EricHo EricHo - 1 month ago 6
Java Question

How to grab Chinese characters from HTML code using JAVA inputStream?

I would like to download some data from a website using the following methods.

It has no problem downloading English/number content, but it won't generate the correct Chinese character when I try to grab Chinese content.

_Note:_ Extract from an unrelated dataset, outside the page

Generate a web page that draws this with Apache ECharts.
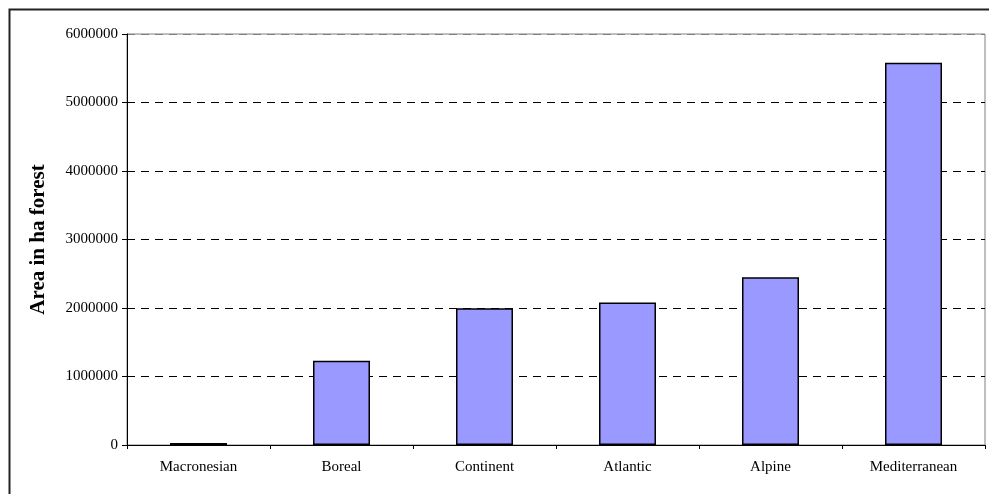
<!DOCTYPE html>
<html>
<head>
<meta charset="utf-8">
<script src="https://cdn.jsdelivr.net/npm/echarts@6/dist/echarts.min.js"></script>
<style>html,body{margin:0;padding:0;background:#fff;}#c{width:989px;height:494px;}</style>
</head>
<body>
<div id="c"></div>
<script>
var categories = ['Macronesian', 'Boreal', 'Continent', 'Atlantic', 'Alpine', 'Mediterranean'];
var areaValues = [28000, 1230000, 1995000, 2080000, 2450000, 5580000];
var yTicks = [0, 1000000, 2000000, 3000000, 4000000, 5000000, 6000000];

var chart = echarts.init(document.getElementById('c'));
var serif = '"Liberation Serif", "Times New Roman", serif';
chart.setOption({
  animation: false,
  backgroundColor: '#fff',
  graphic: [{
    type: 'rect', left: 7, top: 7, z: -10, silent: true,
    shape: { width: 1100, height: 600 },
    style: { fill: 'none', stroke: '#222', lineWidth: 2 }
  }],
  grid: { left: 127, right: 4, top: 34, bottom: 49, show: true, borderColor: '#808080', borderWidth: 1, backgroundColor: '#fff' },
  xAxis: {
    type: 'category',
    data: categories,
    boundaryGap: true,
    axisLine: { lineStyle: { color: '#000', width: 1 } },
    axisTick: { show: true, alignWithLabel: false, length: 4, lineStyle: { color: '#000' } },
    axisLabel: { color: '#000', fontFamily: serif, fontSize: 15, margin: 15 }
  },
  yAxis: {
    type: 'value',
    min: yTicks[0],
    max: yTicks[yTicks.length - 1],
    interval: yTicks[1] - yTicks[0],
    name: 'Area in ha forest',
    nameLocation: 'middle',
    nameRotate: 90,
    nameGap: 78,
    nameTextStyle: { color: '#000', fontFamily: serif, fontSize: 21, fontWeight: 'bold' },
    axisLine: { show: true, lineStyle: { color: '#000', width: 1 } },
    axisTick: { show: true, length: 5, lineStyle: { color: '#000' } },
    axisLabel: { color: '#000', fontFamily: serif, fontSize: 15, margin: 9, formatter: function (v) { return String(v); } },
    splitLine: { show: true, lineStyle: { color: ['#000', '#000', '#000', '#000', '#000', '#000', '#808080'], width: 1, type: [8, 6] } }
  },
  series: [{
    type: 'bar',
    data: areaValues,
    barWidth: 57,
    itemStyle: { color: '#9999FF', borderColor: '#000', borderWidth: 1.5 }
  }]
});
</script>
</body>
</html>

String url = "https://hk.finance.yahoo.com/q/ct?s=1928.HK";
URL yahooUrl = new URL(url);
reader = new BufferedReader(new InputStreamReader(yahooUrl.openStream()));
String line ="";
while((line =reader.readLine()) != null){
htmlData.append(line);
}
Pattern p = Pattern.compile(
Pattern.quote("<div class=\"title\"><h2>")+ "(.*?)"
+Pattern.quote("</h2>"));
Matcher match = p.matcher(htmlData.toString());
if(match.find()){
stockName = match.group(1);
}


Anyone know how to grab content in other languages from internet using Java inputstream?

Answer

In your case you didn't specify the character encoding for InputStreamReader, so the platform's default charset is accepted. To read Chinese characters use the UTF-8 charset:

reader = new BufferedReader(new InputStreamReader(yahooUrl.openStream(), "UTF-8"));